**Available data**.
◇ ◇ ◇ ◇ ◇
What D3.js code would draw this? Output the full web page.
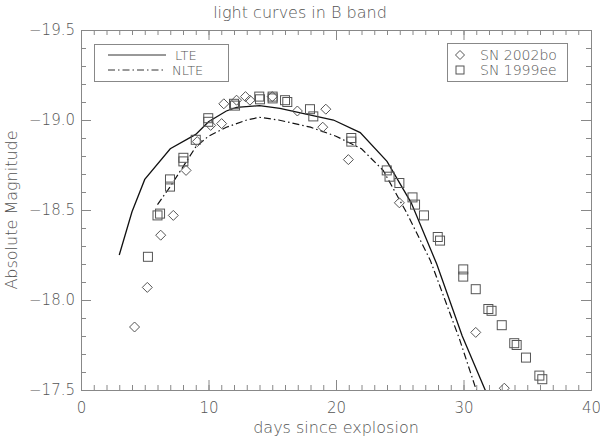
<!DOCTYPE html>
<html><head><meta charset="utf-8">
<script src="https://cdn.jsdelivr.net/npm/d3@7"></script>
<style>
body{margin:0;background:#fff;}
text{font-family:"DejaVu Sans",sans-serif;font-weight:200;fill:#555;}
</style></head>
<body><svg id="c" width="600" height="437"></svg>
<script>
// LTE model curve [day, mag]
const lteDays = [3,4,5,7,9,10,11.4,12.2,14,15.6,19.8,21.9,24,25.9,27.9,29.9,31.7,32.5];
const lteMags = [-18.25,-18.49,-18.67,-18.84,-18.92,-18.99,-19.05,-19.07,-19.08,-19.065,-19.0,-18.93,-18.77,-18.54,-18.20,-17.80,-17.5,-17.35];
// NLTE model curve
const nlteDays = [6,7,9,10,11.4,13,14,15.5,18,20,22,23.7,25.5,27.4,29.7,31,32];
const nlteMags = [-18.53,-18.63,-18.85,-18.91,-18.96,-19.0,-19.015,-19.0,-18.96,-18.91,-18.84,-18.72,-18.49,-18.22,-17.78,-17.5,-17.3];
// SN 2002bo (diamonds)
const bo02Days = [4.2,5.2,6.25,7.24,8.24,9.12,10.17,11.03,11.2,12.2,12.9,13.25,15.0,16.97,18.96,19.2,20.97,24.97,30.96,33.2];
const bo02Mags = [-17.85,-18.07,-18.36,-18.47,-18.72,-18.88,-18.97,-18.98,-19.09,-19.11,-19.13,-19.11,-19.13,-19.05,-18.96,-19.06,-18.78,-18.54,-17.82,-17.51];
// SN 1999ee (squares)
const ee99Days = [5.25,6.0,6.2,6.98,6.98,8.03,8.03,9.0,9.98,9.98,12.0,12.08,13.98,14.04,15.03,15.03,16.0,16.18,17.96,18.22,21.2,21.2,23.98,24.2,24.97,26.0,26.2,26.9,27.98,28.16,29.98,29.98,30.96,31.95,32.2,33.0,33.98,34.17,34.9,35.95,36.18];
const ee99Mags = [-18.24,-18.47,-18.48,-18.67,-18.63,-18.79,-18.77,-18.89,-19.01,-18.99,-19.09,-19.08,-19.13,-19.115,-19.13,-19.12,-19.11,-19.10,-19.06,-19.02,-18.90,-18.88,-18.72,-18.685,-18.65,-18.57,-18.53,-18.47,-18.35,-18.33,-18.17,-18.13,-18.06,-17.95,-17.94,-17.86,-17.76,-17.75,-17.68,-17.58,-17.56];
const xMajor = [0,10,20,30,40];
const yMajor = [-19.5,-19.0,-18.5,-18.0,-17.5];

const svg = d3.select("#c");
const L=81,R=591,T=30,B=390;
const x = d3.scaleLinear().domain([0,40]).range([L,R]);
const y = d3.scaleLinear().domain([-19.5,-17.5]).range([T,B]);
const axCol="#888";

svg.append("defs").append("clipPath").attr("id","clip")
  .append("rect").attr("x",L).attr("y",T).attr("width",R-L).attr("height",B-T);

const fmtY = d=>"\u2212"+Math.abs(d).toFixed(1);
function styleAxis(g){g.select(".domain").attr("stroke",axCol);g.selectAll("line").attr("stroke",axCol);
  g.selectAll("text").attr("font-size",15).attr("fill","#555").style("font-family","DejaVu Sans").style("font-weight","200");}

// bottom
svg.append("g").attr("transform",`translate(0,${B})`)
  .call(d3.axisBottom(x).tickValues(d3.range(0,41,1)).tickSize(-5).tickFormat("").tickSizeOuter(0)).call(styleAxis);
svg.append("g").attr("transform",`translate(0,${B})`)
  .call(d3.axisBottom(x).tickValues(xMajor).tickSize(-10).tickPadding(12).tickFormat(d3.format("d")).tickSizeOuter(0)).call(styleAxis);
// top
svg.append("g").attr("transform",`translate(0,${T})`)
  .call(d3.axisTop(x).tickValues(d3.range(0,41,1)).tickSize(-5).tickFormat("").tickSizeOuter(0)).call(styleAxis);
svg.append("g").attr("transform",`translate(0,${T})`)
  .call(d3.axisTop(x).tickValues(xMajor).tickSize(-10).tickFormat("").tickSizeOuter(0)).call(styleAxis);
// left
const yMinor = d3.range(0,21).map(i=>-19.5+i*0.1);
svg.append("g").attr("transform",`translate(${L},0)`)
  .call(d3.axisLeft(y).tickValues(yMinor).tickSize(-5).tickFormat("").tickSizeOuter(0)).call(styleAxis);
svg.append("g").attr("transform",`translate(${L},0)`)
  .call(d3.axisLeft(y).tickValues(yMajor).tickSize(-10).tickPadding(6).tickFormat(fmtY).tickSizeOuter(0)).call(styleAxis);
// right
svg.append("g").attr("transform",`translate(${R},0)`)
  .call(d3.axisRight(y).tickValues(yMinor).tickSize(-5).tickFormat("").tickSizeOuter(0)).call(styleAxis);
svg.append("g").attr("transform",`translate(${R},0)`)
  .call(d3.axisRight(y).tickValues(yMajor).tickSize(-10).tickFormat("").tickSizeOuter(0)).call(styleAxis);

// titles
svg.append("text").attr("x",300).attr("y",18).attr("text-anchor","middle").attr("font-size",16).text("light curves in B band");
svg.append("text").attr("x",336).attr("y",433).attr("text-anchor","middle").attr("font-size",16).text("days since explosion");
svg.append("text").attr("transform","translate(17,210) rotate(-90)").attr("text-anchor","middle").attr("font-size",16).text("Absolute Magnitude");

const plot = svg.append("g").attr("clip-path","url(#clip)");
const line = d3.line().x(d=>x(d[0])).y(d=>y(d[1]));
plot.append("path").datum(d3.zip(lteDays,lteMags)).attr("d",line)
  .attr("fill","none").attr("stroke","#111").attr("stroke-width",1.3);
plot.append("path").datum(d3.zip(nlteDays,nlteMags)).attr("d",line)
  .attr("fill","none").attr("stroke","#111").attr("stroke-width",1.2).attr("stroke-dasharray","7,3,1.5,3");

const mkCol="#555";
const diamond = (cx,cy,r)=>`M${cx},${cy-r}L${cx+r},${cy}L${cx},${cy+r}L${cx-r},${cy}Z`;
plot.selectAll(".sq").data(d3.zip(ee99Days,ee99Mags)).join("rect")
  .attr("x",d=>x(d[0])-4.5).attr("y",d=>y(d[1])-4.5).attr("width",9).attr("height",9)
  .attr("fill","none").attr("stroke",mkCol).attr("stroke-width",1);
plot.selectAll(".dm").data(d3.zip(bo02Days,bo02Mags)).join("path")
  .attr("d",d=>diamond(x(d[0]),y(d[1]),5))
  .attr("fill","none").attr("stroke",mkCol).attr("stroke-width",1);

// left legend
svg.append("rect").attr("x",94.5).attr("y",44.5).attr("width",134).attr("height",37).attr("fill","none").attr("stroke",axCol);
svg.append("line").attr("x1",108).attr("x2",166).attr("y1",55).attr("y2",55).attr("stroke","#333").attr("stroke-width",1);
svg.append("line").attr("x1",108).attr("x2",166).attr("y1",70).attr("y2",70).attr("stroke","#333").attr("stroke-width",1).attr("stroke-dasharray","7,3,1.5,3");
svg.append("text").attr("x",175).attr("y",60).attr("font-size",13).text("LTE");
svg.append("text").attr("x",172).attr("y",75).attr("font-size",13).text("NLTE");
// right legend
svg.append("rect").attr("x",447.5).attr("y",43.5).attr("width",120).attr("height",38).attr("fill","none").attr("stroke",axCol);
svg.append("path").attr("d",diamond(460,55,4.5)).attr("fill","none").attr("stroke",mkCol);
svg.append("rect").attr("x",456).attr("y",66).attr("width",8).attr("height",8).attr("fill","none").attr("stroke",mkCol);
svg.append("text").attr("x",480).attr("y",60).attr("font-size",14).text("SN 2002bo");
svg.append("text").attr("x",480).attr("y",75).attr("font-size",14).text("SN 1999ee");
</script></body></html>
◇ ◇ ◇ ◇ ◇
**What to work on**. Set down the complete material exactly, but do not include the images.

**Result**.
What D3.js code would draw this? Output the full web page.
<!DOCTYPE html>
<html><head><meta charset="utf-8">
<script src="https://cdn.jsdelivr.net/npm/d3@7"></script>
<style>
body{margin:0;background:#fff;}
text{font-family:"DejaVu Sans",sans-serif;font-weight:200;fill:#555;}
</style></head>
<body><svg id="c" width="600" height="437"></svg>
<script>
// LTE model curve [day, mag]
const lteDays = [3,4,5,7,9,10,11.4,12.2,14,15.6,19.8,21.9,24,25.9,27.9,29.9,31.7,32.5];
const lteMags = [-18.25,-18.49,-18.67,-18.84,-18.92,-18.99,-19.05,-19.07,-19.08,-19.065,-19.0,-18.93,-18.77,-18.54,-18.20,-17.80,-17.5,-17.35];
// NLTE model curve
const nlteDays = [6,7,9,10,11.4,13,14,15.5,18,20,22,23.7,25.5,27.4,29.7,31,32];
const nlteMags = [-18.53,-18.63,-18.85,-18.91,-18.96,-19.0,-19.015,-19.0,-18.96,-18.91,-18.84,-18.72,-18.49,-18.22,-17.78,-17.5,-17.3];
// SN 2002bo (diamonds)
const bo02Days = [4.2,5.2,6.25,7.24,8.24,9.12,10.17,11.03,11.2,12.2,12.9,13.25,15.0,16.97,18.96,19.2,20.97,24.97,30.96,33.2];
const bo02Mags = [-17.85,-18.07,-18.36,-18.47,-18.72,-18.88,-18.97,-18.98,-19.09,-19.11,-19.13,-19.11,-19.13,-19.05,-18.96,-19.06,-18.78,-18.54,-17.82,-17.51];
// SN 1999ee (squares)
const ee99Days = [5.25,6.0,6.2,6.98,6.98,8.03,8.03,9.0,9.98,9.98,12.0,12.08,13.98,14.04,15.03,15.03,16.0,16.18,17.96,18.22,21.2,21.2,23.98,24.2,24.97,26.0,26.2,26.9,27.98,28.16,29.98,29.98,30.96,31.95,32.2,33.0,33.98,34.17,34.9,35.95,36.18];
const ee99Mags = [-18.24,-18.47,-18.48,-18.67,-18.63,-18.79,-18.77,-18.89,-19.01,-18.99,-19.09,-19.08,-19.13,-19.115,-19.13,-19.12,-19.11,-19.10,-19.06,-19.02,-18.90,-18.88,-18.72,-18.685,-18.65,-18.57,-18.53,-18.47,-18.35,-18.33,-18.17,-18.13,-18.06,-17.95,-17.94,-17.86,-17.76,-17.75,-17.68,-17.58,-17.56];
const xMajor = [0,10,20,30,40];
const yMajor = [-19.5,-19.0,-18.5,-18.0,-17.5];

const svg = d3.select("#c");
const L=81,R=591,T=30,B=390;
const x = d3.scaleLinear().domain([0,40]).range([L,R]);
const y = d3.scaleLinear().domain([-19.5,-17.5]).range([T,B]);
const axCol="#888";

svg.append("defs").append("clipPath").attr("id","clip")
  .append("rect").attr("x",L).attr("y",T).attr("width",R-L).attr("height",B-T);

const fmtY = d=>"\u2212"+Math.abs(d).toFixed(1);
function styleAxis(g){g.select(".domain").attr("stroke",axCol);g.selectAll("line").attr("stroke",axCol);
  g.selectAll("text").attr("font-size",15).attr("fill","#555").style("font-family","DejaVu Sans").style("font-weight","200");}

// bottom
svg.append("g").attr("transform",`translate(0,${B})`)
  .call(d3.axisBottom(x).tickValues(d3.range(0,41,1)).tickSize(-5).tickFormat("").tickSizeOuter(0)).call(styleAxis);
svg.append("g").attr("transform",`translate(0,${B})`)
  .call(d3.axisBottom(x).tickValues(xMajor).tickSize(-10).tickPadding(12).tickFormat(d3.format("d")).tickSizeOuter(0)).call(styleAxis);
// top
svg.append("g").attr("transform",`translate(0,${T})`)
  .call(d3.axisTop(x).tickValues(d3.range(0,41,1)).tickSize(-5).tickFormat("").tickSizeOuter(0)).call(styleAxis);
svg.append("g").attr("transform",`translate(0,${T})`)
  .call(d3.axisTop(x).tickValues(xMajor).tickSize(-10).tickFormat("").tickSizeOuter(0)).call(styleAxis);
// left
const yMinor = d3.range(0,21).map(i=>-19.5+i*0.1);
svg.append("g").attr("transform",`translate(${L},0)`)
  .call(d3.axisLeft(y).tickValues(yMinor).tickSize(-5).tickFormat("").tickSizeOuter(0)).call(styleAxis);
svg.append("g").attr("transform",`translate(${L},0)`)
  .call(d3.axisLeft(y).tickValues(yMajor).tickSize(-10).tickPadding(6).tickFormat(fmtY).tickSizeOuter(0)).call(styleAxis);
// right
svg.append("g").attr("transform",`translate(${R},0)`)
  .call(d3.axisRight(y).tickValues(yMinor).tickSize(-5).tickFormat("").tickSizeOuter(0)).call(styleAxis);
svg.append("g").attr("transform",`translate(${R},0)`)
  .call(d3.axisRight(y).tickValues(yMajor).tickSize(-10).tickFormat("").tickSizeOuter(0)).call(styleAxis);

// titles
svg.append("text").attr("x",300).attr("y",18).attr("text-anchor","middle").attr("font-size",16).text("light curves in B band");
svg.append("text").attr("x",336).attr("y",433).attr("text-anchor","middle").attr("font-size",16).text("days since explosion");
svg.append("text").attr("transform","translate(17,210) rotate(-90)").attr("text-anchor","middle").attr("font-size",16).text("Absolute Magnitude");

const plot = svg.append("g").attr("clip-path","url(#clip)");
const line = d3.line().x(d=>x(d[0])).y(d=>y(d[1]));
plot.append("path").datum(d3.zip(lteDays,lteMags)).attr("d",line)
  .attr("fill","none").attr("stroke","#111").attr("stroke-width",1.3);
plot.append("path").datum(d3.zip(nlteDays,nlteMags)).attr("d",line)
  .attr("fill","none").attr("stroke","#111").attr("stroke-width",1.2).attr("stroke-dasharray","7,3,1.5,3");

const mkCol="#555";
const diamond = (cx,cy,r)=>`M${cx},${cy-r}L${cx+r},${cy}L${cx},${cy+r}L${cx-r},${cy}Z`;
plot.selectAll(".sq").data(d3.zip(ee99Days,ee99Mags)).join("rect")
  .attr("x",d=>x(d[0])-4.5).attr("y",d=>y(d[1])-4.5).attr("width",9).attr("height",9)
  .attr("fill","none").attr("stroke",mkCol).attr("stroke-width",1);
plot.selectAll(".dm").data(d3.zip(bo02Days,bo02Mags)).join("path")
  .attr("d",d=>diamond(x(d[0]),y(d[1]),5))
  .attr("fill","none").attr("stroke",mkCol).attr("stroke-width",1);

// left legend
svg.append("rect").attr("x",94.5).attr("y",44.5).attr("width",134).attr("height",37).attr("fill","none").attr("stroke",axCol);
svg.append("line").attr("x1",108).attr("x2",166).attr("y1",55).attr("y2",55).attr("stroke","#333").attr("stroke-width",1);
svg.append("line").attr("x1",108).attr("x2",166).attr("y1",70).attr("y2",70).attr("stroke","#333").attr("stroke-width",1).attr("stroke-dasharray","7,3,1.5,3");
svg.append("text").attr("x",175).attr("y",60).attr("font-size",13).text("LTE");
svg.append("text").attr("x",172).attr("y",75).attr("font-size",13).text("NLTE");
// right legend
svg.append("rect").attr("x",447.5).attr("y",43.5).attr("width",120).attr("height",38).attr("fill","none").attr("stroke",axCol);
svg.append("path").attr("d",diamond(460,55,4.5)).attr("fill","none").attr("stroke",mkCol);
svg.append("rect").attr("x",456).attr("y",66).attr("width",8).attr("height",8).attr("fill","none").attr("stroke",mkCol);
svg.append("text").attr("x",480).attr("y",60).attr("font-size",14).text("SN 2002bo");
svg.append("text").attr("x",480).attr("y",75).attr("font-size",14).text("SN 1999ee");
</script></body></html>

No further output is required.